Hiernach bleiben dem geschiedenen Ehegatten bei Schmälerung des Nachlasses durch Schenkungen, die wegen Dürftigkeit des Nachlasses nicht über § 2325 BGB aufgefangen werden können, allein die Rechte aus §§ 138, 826 BGB oder dem Anfechtungsgesetz. Hierzu ist im vorliegenden Fall nichts ersichtlich.

Der Zinsausspruch folgt für die Zeit bis Ende 2001 aus §§ 288, 284 Abs. 2 BGB in der bis dahin geltenden Fassung und für die Zeit ab Januar 2002 aus §§ 288 Abs. 1, 286 Abs. 1 und 2 Nr. 1 BGB n.F., jeweils in Verbindung mit §§ 1585 Abs. 1 S. 2, 187 Abs. 1 BGB.
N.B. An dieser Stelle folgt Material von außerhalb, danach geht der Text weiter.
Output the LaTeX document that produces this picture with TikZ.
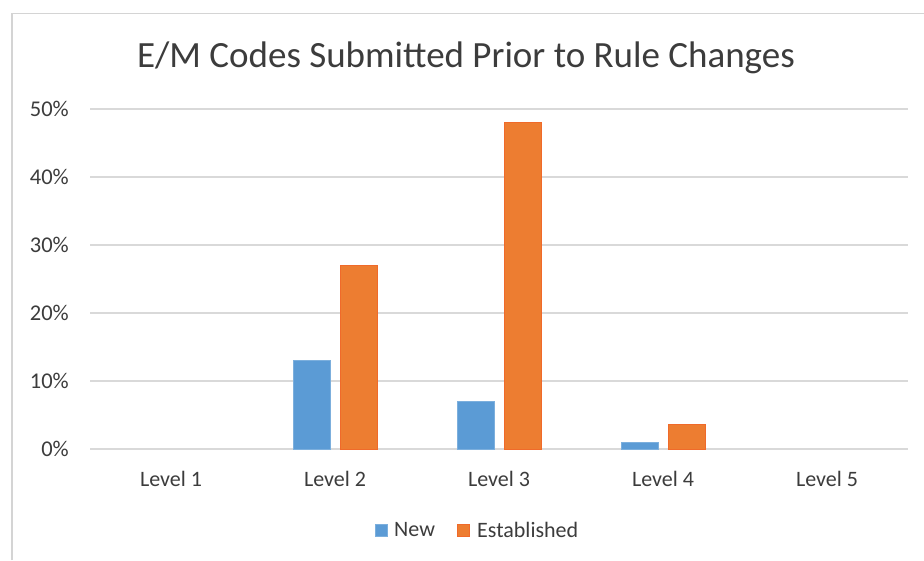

Der Senat lässt die Revision gegen dieses Urteil zu, weil die Frage, ob bei der Begrenzung des Anspruchs aus § 1586 b BGB in dem Fall, dass der Erbe selbst der Beschenkte ist, der Anspruch aus § 2329 BGB einzubeziehen ist, bisher vom BGH nicht entschieden wurde und der Senat möglicherweise von der Rechtsprechung des BGH zur dogmatischen Einordnung des § 2329 BGB abweicht (§ 543 Abs. 2 ZPO).

Der Streitwert für das Berufungsverfahren wird auf 4,440,06 EUR (Rückstand 668 DM, laufender Unterhalt 12 x 668 DM) festgesetzt.